Has anyone measured cold start times? I know that the Istio/Envoy combination can add 1-2 seconds on init time, plus the pulling of the container image to whichever node/region is decided by the scheduler.
And GCM was literally just renamed FCM. It’s been years since I worked with the libraries but iirc GCM v3 registered tokens worked with FCM. I don’t recall all the specifics of C2DM other than that it was recipe enough that we built a whole push network at Parse instead.
I use Google Cloud Scheduler, https://cloud.google.com/scheduler/ , to invoke Cloud Functions (actually Firebase Functions which are really Cloud Functions under the hood).
You set up a Firebase function to run on receipt of a message to a pub/sub topic, and then in Cloud Scheduler you schedule a post to that topic.
Scheduling is easy on many levels. One could set a CICD job to do that (which is usually free in many cloud vendors).
The business value though is in data-based events.

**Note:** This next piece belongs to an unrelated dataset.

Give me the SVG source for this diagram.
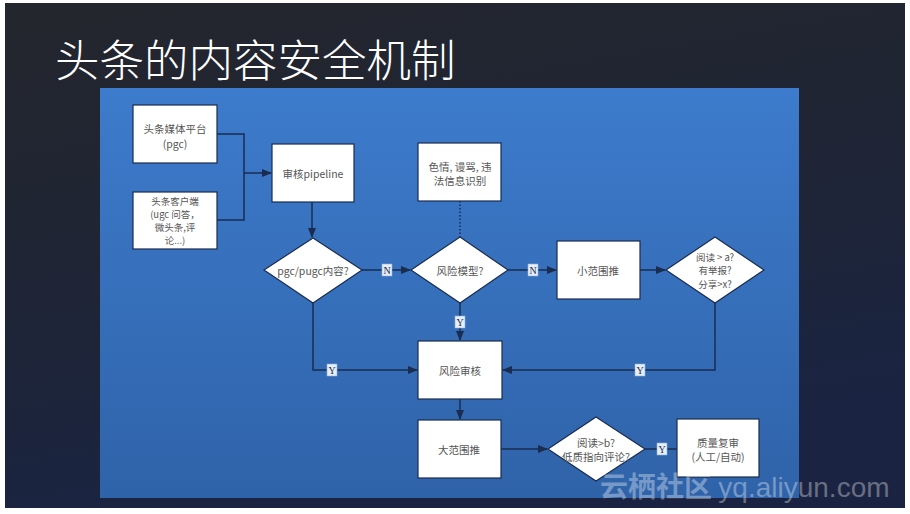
<svg xmlns="http://www.w3.org/2000/svg" width="910" height="514" viewBox="0 0 910 514">
<defs>
<linearGradient id="bg" x1="0" y1="0" x2="0.3" y2="1">
<stop offset="0" stop-color="#24262d"/>
<stop offset="0.5" stop-color="#1f2535"/>
<stop offset="1" stop-color="#1a2442"/>
</linearGradient>
<linearGradient id="panel" x1="0" y1="0" x2="0" y2="1">
<stop offset="0" stop-color="#3d7bcc"/>
<stop offset="1" stop-color="#2f63a9"/>
</linearGradient>
<marker id="arr" viewBox="0 0 10 8" refX="9" refY="4" markerWidth="10" markerHeight="8" markerUnits="userSpaceOnUse" orient="auto">
<path d="M0,0 L10,4 L0,8 Z" fill="#1a2c4f"/>
</marker>
<style>
.node{fill:#ffffff;stroke:#1a2c4f;stroke-width:1.2}
.t{font-family:"Noto Sans CJK SC","Liberation Sans",sans-serif;font-size:10.5px;fill:#555;text-anchor:middle;dominant-baseline:central}
.s{font-size:9.5px}
.c{fill:none;stroke:#1a2c4f;stroke-width:1.5}
.lb{fill:#e6eef8;stroke:#8fb0d8;stroke-width:0.6}
.lt{font-family:"Liberation Serif","DejaVu Serif",serif;font-size:10px;fill:#1a2c4f;text-anchor:middle;dominant-baseline:central}
</style>
</defs>
<rect width="910" height="514" fill="#ffffff"/>
<rect x="5" y="3" width="900" height="505" fill="url(#bg)"/>
<text x="55" y="77" font-family="'Noto Sans CJK SC','Noto Sans',sans-serif" font-size="44.5" fill="#ffffff" font-weight="300">头条的内容安全机制</text>
<rect x="100" y="88" width="699" height="410" fill="url(#panel)"/>

<g id="connectors">
<path class="c" d="M217,134 H244 V220 H217"/>
<path class="c" d="M244,173 H271" marker-end="url(#arr)"/>
<path class="c" d="M312,202 V237" marker-end="url(#arr)"/>
<path class="c" d="M362,270 H410" marker-end="url(#arr)"/>
<path class="c" d="M508,270 H556" marker-end="url(#arr)"/>
<path class="c" d="M640,270 H665" marker-end="url(#arr)"/>
<path class="c" d="M460,201 V237" stroke-dasharray="1.5,2"/>
<path class="c" d="M460,303 V340" marker-end="url(#arr)"/>
<path class="c" d="M313,303 V370 H417" marker-end="url(#arr)"/>
<path class="c" d="M715,303 V370 H503" marker-end="url(#arr)"/>
<path class="c" d="M460,399 V419" marker-end="url(#arr)"/>
<path class="c" d="M501,449 H547" marker-end="url(#arr)"/>
<path class="c" d="M645,449 H677"/>
<g id="labels">
<rect class="lb" x="382" y="264" width="10" height="12"/><text class="lt" x="387" y="270">N</text>
<rect class="lb" x="528" y="264" width="10" height="12"/><text class="lt" x="533" y="270">N</text>
<rect class="lb" x="455" y="316" width="10" height="12"/><text class="lt" x="460" y="322">Y</text>
<rect class="lb" x="327" y="364" width="10" height="12"/><text class="lt" x="332" y="370">Y</text>
<rect class="lb" x="635" y="364" width="10" height="12"/><text class="lt" x="640" y="370">Y</text>
<rect class="lb" x="657" y="443" width="10" height="12"/><text class="lt" x="662" y="449">Y</text>
</g>
</g>

<g id="pgc-platform"><rect class="node" x="133" y="105" width="84" height="58"/><text class="t" x="175" y="128">头条媒体平台</text><text class="t" x="175" y="143">(pgc)</text></g>
<g id="client"><rect class="node" x="133" y="192" width="84" height="57"/><text class="t s" x="175" y="201">头条客户端</text><text class="t s" x="175" y="214">(ugc 问答，</text><text class="t s" x="175" y="227">微头条,评</text><text class="t s" x="175" y="240">论...)</text></g>
<g id="pipeline"><rect class="node" x="272" y="144" width="82" height="58"/><text class="t" x="313" y="173">审核pipeline</text></g>
<g id="pgc-decision"><polygon class="node" points="313,238 362,270 313,303 264,270"/><text class="t" x="313" y="270">pgc/pugc内容?</text></g>
<g id="detect"><rect class="node" x="418" y="143" width="83" height="58"/><text class="t" x="460" y="166">色情, 谩骂, 违</text><text class="t" x="460" y="180">法信息识别</text></g>
<g id="risk-model"><polygon class="node" points="460,237 508,270 460,303 411,270"/><text class="t" x="460" y="270">风险模型?</text></g>
<g id="small-push"><rect class="node" x="557" y="241" width="83" height="58"/><text class="t" x="598" y="270">小范围推</text></g>
<g id="small-decision"><polygon class="node" points="715,237 764,270 715,303 666,270"/><text class="t s" x="715" y="256.5">阅读 &gt; a?</text><text class="t s" x="715" y="270">有举报?</text><text class="t s" x="715" y="283.5">分享&gt;x?</text></g>
<g id="risk-review"><rect class="node" x="418" y="341" width="84" height="58"/><text class="t" x="460" y="370">风险审核</text></g>
<g id="large-push"><rect class="node" x="418" y="420" width="83" height="58"/><text class="t" x="459" y="449">大范围推</text></g>
<g id="large-decision"><polygon class="node" points="596,417 645,449 596,481 548,449"/><text class="t" x="596" y="442">阅读&gt;b?</text><text class="t" x="596" y="456">低质指向评论?</text></g>
<g id="quality-review"><rect class="node" x="677" y="419" width="82" height="58"/><text class="t" x="718" y="442">质量复审</text><text class="t" x="718" y="456">(人工/自动)</text></g>

<text x="600" y="497" font-family="'Noto Sans CJK SC','Liberation Sans',sans-serif" font-size="28" font-weight="bold" fill="#ffffff" fill-opacity="0.35">云栖社区 <tspan font-weight="normal" font-family="'Liberation Sans',sans-serif">yq.aliyun.com</tspan></text>
</svg>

Data is inserted/updated/deleted in databases (SQL and NoSQL), event streaming, queues, identity management systems, and so on.
Until there is a way for Cloud Run to easily plug its 'functions' to those sort of events, the solution is not ready for real world use cases -- unless of course one is interested in building a whole distributed system architecture around webhooks.
I like that idea, say after N inserts to a database/bigquery or N requests to existing service, after a file is posted to storage, or once a VM variable hits a certain trigger, kick off cloud function. Great for mini batching ETLs, log cleanup/parsing, upload possessing, cache invalidation... So many use cases.
That flexibility would be great. Hope this is on the radar! Cloud run triggers. Being able to pass the event metadata in would be great too.
Doesn't seem like that needs to be a long term hard contract of the system. It sounds like it only supports HTTP/1.1 right now, but I can see HTTP2 support becoming a thing and that would then enable GRPC.
Hooks are a popular approach for implementing notification callbacks for long running requests over HTTP.
Bidirectional streaming is irrelevant here, the question is what's so limiting about using HTTP for this use-case? (i.e. by far the most popular protocol used for invoking remote service requests).
"Cloud Run is a managed compute platform that enables you to run stateless containers that are invocable via HTTP requests. Cloud Run is serverless: it abstracts away all infrastructure management, so you can focus on what matters most — building great applications. It is built from Knative, letting you choose to run your containers either fully managed with Cloud Run, or in your Google Kubernetes Engine cluster with Cloud Run on GKE.".
So, like lambda but with containers. Pretty much what I have wanted since I first started learning about Docker.